February 4, 2026

MACRA DG Daud Sulieman fired

The Malawi Communications Regulatory Authority (MACRA) Board has dismissed its Director General, Daudi Suleiman, who is currently under investigation by the Anti-Corruption Bureau (ACB) over alleged misuse of the authority’s charge card, The Investigator can reveal.

Daudi Suleiman fired

Suleiman, one of only two chief executives, alongside Malawi Broadcasting Corporation (MBC) boss George Kasakula, who were suspended without being redeployed to any other institution, received his termination letter on Wednesday morning, according to highly placed sources. The dismissal letter was reportedly signed by MACRA Board Chair Chancy Gondwe earlier this week.

Sources familiar with the Board’s decision say the termination hinges on three major allegations: serious financial irregularities, abuse of the MACRA charge card, illegal recruitment of staff, and failure to execute his duties in relation to attacks on the now President that were aired by MBC.

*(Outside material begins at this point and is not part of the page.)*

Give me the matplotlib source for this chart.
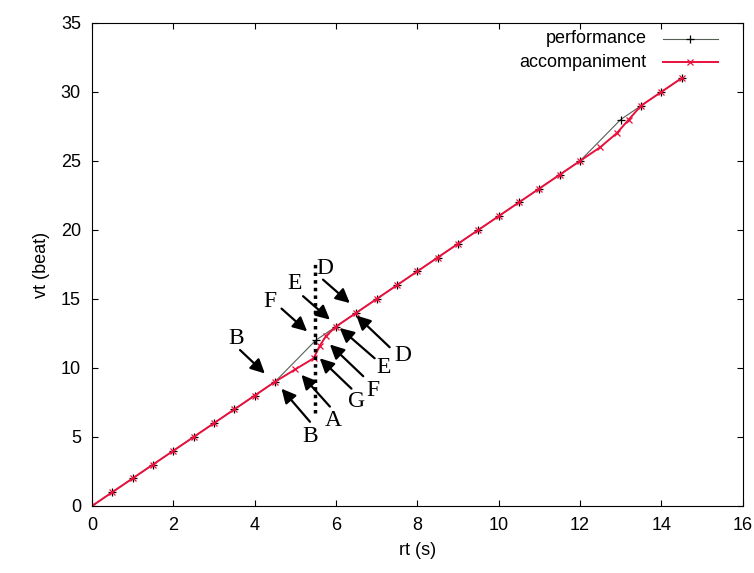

 “The Board Chair signed the letters I think on Monday or Tuesday. Three issues are dominant, financial irregularities, abuse of charge card, illegal recruitment of staff and failure to execute his duties in relation to the attacks on the now President by MBC,” a source disclosed.

Suleiman is reportedly among several Malawi Congress Party (MCP) officials likely to face the justice system over alleged misconduct in the discharge of public duties, as pressure mounts for accountability across public institutions.

MACRA has now emerged as a major focal point in widening corruption investigations, with over K15 billion reportedly misused through direct resource abuse and questionable procurement practices.

Investigators are examining accommodation  and alcoholic drinks bills exceeding K50 million allegedly incurred by Suleiman at President’s Hotel in Lilongwe, despite him receiving official allowances. MACRA charge cards were allegedly abused to the tune of K40 million by September 2025.

bills exceeding K50 million allegedly incurred by Suleiman at President’s Hotel

The ACB has confirmed it has received evidence, which is currently under investigation. Documentation reviewed shows expenditure on alcohol and high-end dining, including premium wines and Amarula, all charged to MACRA accounts.

The single largest financial concern centers on the controversial Mvera Tech City project. Approximately K8 billion has reportedly been spent, yet there is no tangible development on the ground beyond bare land. Although the land is government-owned, Suleiman allegedly signed land documents unilaterally, raising serious ownership and procedural concerns. Compensation claims linked to the project reportedly reached K3.5 billion, surpassing costs of major infrastructure projects, while an additional K4.5 billion was allegedly channeled into questionable consultancy contracts.

Two more high-value procurements, the Broadcasting Monitoring System and the Disinformation System, are also under scrutiny. The Disinformation System alone reportedly cost nearly K5 billion during a period of acute foreign exchange shortages. Despite the expenditure, the system remains unused amid questions over whether it falls within MACRA’s mandate. Insiders allege that although contracts were formally awarded to different companies, one single firm handled installations and supplies.

The developments come just two weeks after The Investigator reported stalled efforts in recovering public funds and restoring sanity in public service. Now, signs suggest enforcement momentum is building. Authorities indicate that arrests linked to cases valued at approximately K350 billion have begun.

Separately, the Financial Intelligence Authority (FIA) has frozen nearly K10 billion in bank accounts connected to the Chakwera Greenbelt “Cashgate,” a scandal estimated to involve over K100 billion. The Comptroller of Statutory Corporations, Stewart Ligomeka, has also suspended top managers at the Greenbelt Authority following their arrest by Malawi Police.